<<<<

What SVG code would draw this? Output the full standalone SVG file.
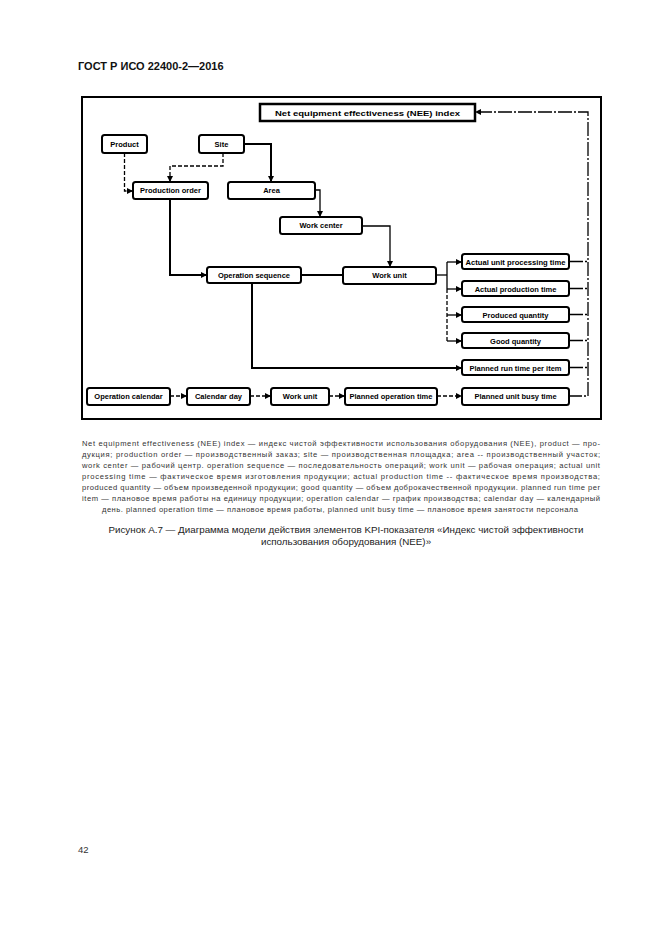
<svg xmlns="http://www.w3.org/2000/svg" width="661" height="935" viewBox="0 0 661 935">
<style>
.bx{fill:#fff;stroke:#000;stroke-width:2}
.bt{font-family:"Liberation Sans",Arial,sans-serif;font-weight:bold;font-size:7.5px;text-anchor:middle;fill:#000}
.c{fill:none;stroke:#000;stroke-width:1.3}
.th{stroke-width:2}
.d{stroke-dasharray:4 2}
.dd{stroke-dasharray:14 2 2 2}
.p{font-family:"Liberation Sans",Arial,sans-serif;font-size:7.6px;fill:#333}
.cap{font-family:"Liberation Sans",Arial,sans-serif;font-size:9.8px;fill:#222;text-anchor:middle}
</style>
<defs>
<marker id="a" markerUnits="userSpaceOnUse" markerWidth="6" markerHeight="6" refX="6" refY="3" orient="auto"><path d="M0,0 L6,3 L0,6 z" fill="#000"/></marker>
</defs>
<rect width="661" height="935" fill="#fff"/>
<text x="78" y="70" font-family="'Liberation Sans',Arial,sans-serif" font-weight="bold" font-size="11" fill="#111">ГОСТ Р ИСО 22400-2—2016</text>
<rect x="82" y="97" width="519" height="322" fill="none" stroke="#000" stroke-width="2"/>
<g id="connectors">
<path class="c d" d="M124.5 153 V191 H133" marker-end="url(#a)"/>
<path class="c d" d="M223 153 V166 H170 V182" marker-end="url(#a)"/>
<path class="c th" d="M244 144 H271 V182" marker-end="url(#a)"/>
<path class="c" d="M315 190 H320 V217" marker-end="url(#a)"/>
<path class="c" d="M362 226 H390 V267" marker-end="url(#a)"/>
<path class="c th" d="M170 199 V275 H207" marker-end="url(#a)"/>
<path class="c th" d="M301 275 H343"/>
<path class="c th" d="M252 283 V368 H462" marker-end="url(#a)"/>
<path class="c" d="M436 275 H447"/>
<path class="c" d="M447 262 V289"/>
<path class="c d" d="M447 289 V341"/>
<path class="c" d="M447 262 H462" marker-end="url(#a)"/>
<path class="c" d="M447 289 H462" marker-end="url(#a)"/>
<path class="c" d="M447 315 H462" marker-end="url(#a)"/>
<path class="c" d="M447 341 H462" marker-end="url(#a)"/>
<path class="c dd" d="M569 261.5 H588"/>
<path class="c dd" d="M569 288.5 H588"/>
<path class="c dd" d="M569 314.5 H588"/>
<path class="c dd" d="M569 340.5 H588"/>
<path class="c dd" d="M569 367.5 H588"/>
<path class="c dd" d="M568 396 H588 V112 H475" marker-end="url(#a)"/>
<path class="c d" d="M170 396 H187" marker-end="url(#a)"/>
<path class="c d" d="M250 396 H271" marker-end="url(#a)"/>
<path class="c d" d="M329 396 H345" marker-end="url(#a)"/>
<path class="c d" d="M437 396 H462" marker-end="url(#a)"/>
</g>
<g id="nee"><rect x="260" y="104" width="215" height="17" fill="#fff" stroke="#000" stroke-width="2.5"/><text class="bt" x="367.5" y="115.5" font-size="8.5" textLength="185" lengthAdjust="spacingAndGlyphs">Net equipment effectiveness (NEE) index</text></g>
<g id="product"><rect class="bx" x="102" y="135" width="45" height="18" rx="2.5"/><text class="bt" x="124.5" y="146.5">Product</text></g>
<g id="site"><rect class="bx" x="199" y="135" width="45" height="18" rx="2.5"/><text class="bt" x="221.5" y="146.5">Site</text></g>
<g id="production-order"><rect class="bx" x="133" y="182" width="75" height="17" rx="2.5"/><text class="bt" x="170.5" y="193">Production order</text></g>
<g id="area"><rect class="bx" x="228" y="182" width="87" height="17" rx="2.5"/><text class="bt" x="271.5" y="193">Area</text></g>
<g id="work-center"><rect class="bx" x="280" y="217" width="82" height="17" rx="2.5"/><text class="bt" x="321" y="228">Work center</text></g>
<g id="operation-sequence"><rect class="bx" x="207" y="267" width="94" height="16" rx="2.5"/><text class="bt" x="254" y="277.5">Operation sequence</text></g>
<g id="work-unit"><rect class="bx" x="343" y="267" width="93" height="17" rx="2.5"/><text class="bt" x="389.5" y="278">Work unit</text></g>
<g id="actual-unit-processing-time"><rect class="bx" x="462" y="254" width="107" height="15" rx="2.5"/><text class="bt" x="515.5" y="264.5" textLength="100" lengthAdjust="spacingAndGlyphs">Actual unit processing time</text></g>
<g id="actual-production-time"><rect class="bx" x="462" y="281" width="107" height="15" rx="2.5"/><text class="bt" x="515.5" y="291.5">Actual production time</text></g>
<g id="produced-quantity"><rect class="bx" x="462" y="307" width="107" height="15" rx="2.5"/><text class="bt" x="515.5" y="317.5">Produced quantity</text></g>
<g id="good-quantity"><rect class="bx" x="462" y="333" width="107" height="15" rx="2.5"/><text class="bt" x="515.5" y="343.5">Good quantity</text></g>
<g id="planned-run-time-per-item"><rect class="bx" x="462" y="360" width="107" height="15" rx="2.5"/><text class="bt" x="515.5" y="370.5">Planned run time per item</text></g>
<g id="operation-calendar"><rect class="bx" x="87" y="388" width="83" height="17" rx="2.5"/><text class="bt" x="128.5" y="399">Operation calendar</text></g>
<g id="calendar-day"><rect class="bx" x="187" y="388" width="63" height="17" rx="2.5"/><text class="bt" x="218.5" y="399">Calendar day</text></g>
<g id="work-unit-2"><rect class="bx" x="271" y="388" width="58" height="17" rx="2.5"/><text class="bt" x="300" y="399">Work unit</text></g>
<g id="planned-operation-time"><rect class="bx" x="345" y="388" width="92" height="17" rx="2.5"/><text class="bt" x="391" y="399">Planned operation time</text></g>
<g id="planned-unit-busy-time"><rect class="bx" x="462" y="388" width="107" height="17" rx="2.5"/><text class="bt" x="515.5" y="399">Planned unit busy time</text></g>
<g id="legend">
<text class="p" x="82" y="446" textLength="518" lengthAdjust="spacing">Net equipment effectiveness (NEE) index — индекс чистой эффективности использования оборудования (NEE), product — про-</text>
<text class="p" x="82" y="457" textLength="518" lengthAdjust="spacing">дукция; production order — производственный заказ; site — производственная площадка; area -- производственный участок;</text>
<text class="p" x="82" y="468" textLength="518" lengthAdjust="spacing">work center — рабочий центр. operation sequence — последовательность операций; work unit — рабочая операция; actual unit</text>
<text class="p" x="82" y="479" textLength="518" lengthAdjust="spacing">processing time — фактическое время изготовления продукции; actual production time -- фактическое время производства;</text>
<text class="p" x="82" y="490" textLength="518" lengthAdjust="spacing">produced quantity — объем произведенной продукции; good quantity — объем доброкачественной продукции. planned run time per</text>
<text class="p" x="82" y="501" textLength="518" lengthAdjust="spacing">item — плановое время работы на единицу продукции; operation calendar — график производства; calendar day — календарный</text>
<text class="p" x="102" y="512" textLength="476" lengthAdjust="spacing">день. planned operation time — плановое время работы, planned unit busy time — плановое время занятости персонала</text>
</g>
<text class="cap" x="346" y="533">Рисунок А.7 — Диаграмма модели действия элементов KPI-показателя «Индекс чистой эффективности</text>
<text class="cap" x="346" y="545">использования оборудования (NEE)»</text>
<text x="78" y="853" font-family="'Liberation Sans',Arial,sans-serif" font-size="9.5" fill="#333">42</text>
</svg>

>>>>

Write out the data precisely as given, excluding the pictures.

What SVG code would draw this? Output the full standalone SVG file.
<svg xmlns="http://www.w3.org/2000/svg" width="661" height="935" viewBox="0 0 661 935">
<style>
.bx{fill:#fff;stroke:#000;stroke-width:2}
.bt{font-family:"Liberation Sans",Arial,sans-serif;font-weight:bold;font-size:7.5px;text-anchor:middle;fill:#000}
.c{fill:none;stroke:#000;stroke-width:1.3}
.th{stroke-width:2}
.d{stroke-dasharray:4 2}
.dd{stroke-dasharray:14 2 2 2}
.p{font-family:"Liberation Sans",Arial,sans-serif;font-size:7.6px;fill:#333}
.cap{font-family:"Liberation Sans",Arial,sans-serif;font-size:9.8px;fill:#222;text-anchor:middle}
</style>
<defs>
<marker id="a" markerUnits="userSpaceOnUse" markerWidth="6" markerHeight="6" refX="6" refY="3" orient="auto"><path d="M0,0 L6,3 L0,6 z" fill="#000"/></marker>
</defs>
<rect width="661" height="935" fill="#fff"/>
<text x="78" y="70" font-family="'Liberation Sans',Arial,sans-serif" font-weight="bold" font-size="11" fill="#111">ГОСТ Р ИСО 22400-2—2016</text>
<rect x="82" y="97" width="519" height="322" fill="none" stroke="#000" stroke-width="2"/>
<g id="connectors">
<path class="c d" d="M124.5 153 V191 H133" marker-end="url(#a)"/>
<path class="c d" d="M223 153 V166 H170 V182" marker-end="url(#a)"/>
<path class="c th" d="M244 144 H271 V182" marker-end="url(#a)"/>
<path class="c" d="M315 190 H320 V217" marker-end="url(#a)"/>
<path class="c" d="M362 226 H390 V267" marker-end="url(#a)"/>
<path class="c th" d="M170 199 V275 H207" marker-end="url(#a)"/>
<path class="c th" d="M301 275 H343"/>
<path class="c th" d="M252 283 V368 H462" marker-end="url(#a)"/>
<path class="c" d="M436 275 H447"/>
<path class="c" d="M447 262 V289"/>
<path class="c d" d="M447 289 V341"/>
<path class="c" d="M447 262 H462" marker-end="url(#a)"/>
<path class="c" d="M447 289 H462" marker-end="url(#a)"/>
<path class="c" d="M447 315 H462" marker-end="url(#a)"/>
<path class="c" d="M447 341 H462" marker-end="url(#a)"/>
<path class="c dd" d="M569 261.5 H588"/>
<path class="c dd" d="M569 288.5 H588"/>
<path class="c dd" d="M569 314.5 H588"/>
<path class="c dd" d="M569 340.5 H588"/>
<path class="c dd" d="M569 367.5 H588"/>
<path class="c dd" d="M568 396 H588 V112 H475" marker-end="url(#a)"/>
<path class="c d" d="M170 396 H187" marker-end="url(#a)"/>
<path class="c d" d="M250 396 H271" marker-end="url(#a)"/>
<path class="c d" d="M329 396 H345" marker-end="url(#a)"/>
<path class="c d" d="M437 396 H462" marker-end="url(#a)"/>
</g>
<g id="nee"><rect x="260" y="104" width="215" height="17" fill="#fff" stroke="#000" stroke-width="2.5"/><text class="bt" x="367.5" y="115.5" font-size="8.5" textLength="185" lengthAdjust="spacingAndGlyphs">Net equipment effectiveness (NEE) index</text></g>
<g id="product"><rect class="bx" x="102" y="135" width="45" height="18" rx="2.5"/><text class="bt" x="124.5" y="146.5">Product</text></g>
<g id="site"><rect class="bx" x="199" y="135" width="45" height="18" rx="2.5"/><text class="bt" x="221.5" y="146.5">Site</text></g>
<g id="production-order"><rect class="bx" x="133" y="182" width="75" height="17" rx="2.5"/><text class="bt" x="170.5" y="193">Production order</text></g>
<g id="area"><rect class="bx" x="228" y="182" width="87" height="17" rx="2.5"/><text class="bt" x="271.5" y="193">Area</text></g>
<g id="work-center"><rect class="bx" x="280" y="217" width="82" height="17" rx="2.5"/><text class="bt" x="321" y="228">Work center</text></g>
<g id="operation-sequence"><rect class="bx" x="207" y="267" width="94" height="16" rx="2.5"/><text class="bt" x="254" y="277.5">Operation sequence</text></g>
<g id="work-unit"><rect class="bx" x="343" y="267" width="93" height="17" rx="2.5"/><text class="bt" x="389.5" y="278">Work unit</text></g>
<g id="actual-unit-processing-time"><rect class="bx" x="462" y="254" width="107" height="15" rx="2.5"/><text class="bt" x="515.5" y="264.5" textLength="100" lengthAdjust="spacingAndGlyphs">Actual unit processing time</text></g>
<g id="actual-production-time"><rect class="bx" x="462" y="281" width="107" height="15" rx="2.5"/><text class="bt" x="515.5" y="291.5">Actual production time</text></g>
<g id="produced-quantity"><rect class="bx" x="462" y="307" width="107" height="15" rx="2.5"/><text class="bt" x="515.5" y="317.5">Produced quantity</text></g>
<g id="good-quantity"><rect class="bx" x="462" y="333" width="107" height="15" rx="2.5"/><text class="bt" x="515.5" y="343.5">Good quantity</text></g>
<g id="planned-run-time-per-item"><rect class="bx" x="462" y="360" width="107" height="15" rx="2.5"/><text class="bt" x="515.5" y="370.5">Planned run time per item</text></g>
<g id="operation-calendar"><rect class="bx" x="87" y="388" width="83" height="17" rx="2.5"/><text class="bt" x="128.5" y="399">Operation calendar</text></g>
<g id="calendar-day"><rect class="bx" x="187" y="388" width="63" height="17" rx="2.5"/><text class="bt" x="218.5" y="399">Calendar day</text></g>
<g id="work-unit-2"><rect class="bx" x="271" y="388" width="58" height="17" rx="2.5"/><text class="bt" x="300" y="399">Work unit</text></g>
<g id="planned-operation-time"><rect class="bx" x="345" y="388" width="92" height="17" rx="2.5"/><text class="bt" x="391" y="399">Planned operation time</text></g>
<g id="planned-unit-busy-time"><rect class="bx" x="462" y="388" width="107" height="17" rx="2.5"/><text class="bt" x="515.5" y="399">Planned unit busy time</text></g>
<g id="legend">
<text class="p" x="82" y="446" textLength="518" lengthAdjust="spacing">Net equipment effectiveness (NEE) index — индекс чистой эффективности использования оборудования (NEE), product — про-</text>
<text class="p" x="82" y="457" textLength="518" lengthAdjust="spacing">дукция; production order — производственный заказ; site — производственная площадка; area -- производственный участок;</text>
<text class="p" x="82" y="468" textLength="518" lengthAdjust="spacing">work center — рабочий центр. operation sequence — последовательность операций; work unit — рабочая операция; actual unit</text>
<text class="p" x="82" y="479" textLength="518" lengthAdjust="spacing">processing time — фактическое время изготовления продукции; actual production time -- фактическое время производства;</text>
<text class="p" x="82" y="490" textLength="518" lengthAdjust="spacing">produced quantity — объем произведенной продукции; good quantity — объем доброкачественной продукции. planned run time per</text>
<text class="p" x="82" y="501" textLength="518" lengthAdjust="spacing">item — плановое время работы на единицу продукции; operation calendar — график производства; calendar day — календарный</text>
<text class="p" x="102" y="512" textLength="476" lengthAdjust="spacing">день. planned operation time — плановое время работы, planned unit busy time — плановое время занятости персонала</text>
</g>
<text class="cap" x="346" y="533">Рисунок А.7 — Диаграмма модели действия элементов KPI-показателя «Индекс чистой эффективности</text>
<text class="cap" x="346" y="545">использования оборудования (NEE)»</text>
<text x="78" y="853" font-family="'Liberation Sans',Arial,sans-serif" font-size="9.5" fill="#333">42</text>
</svg>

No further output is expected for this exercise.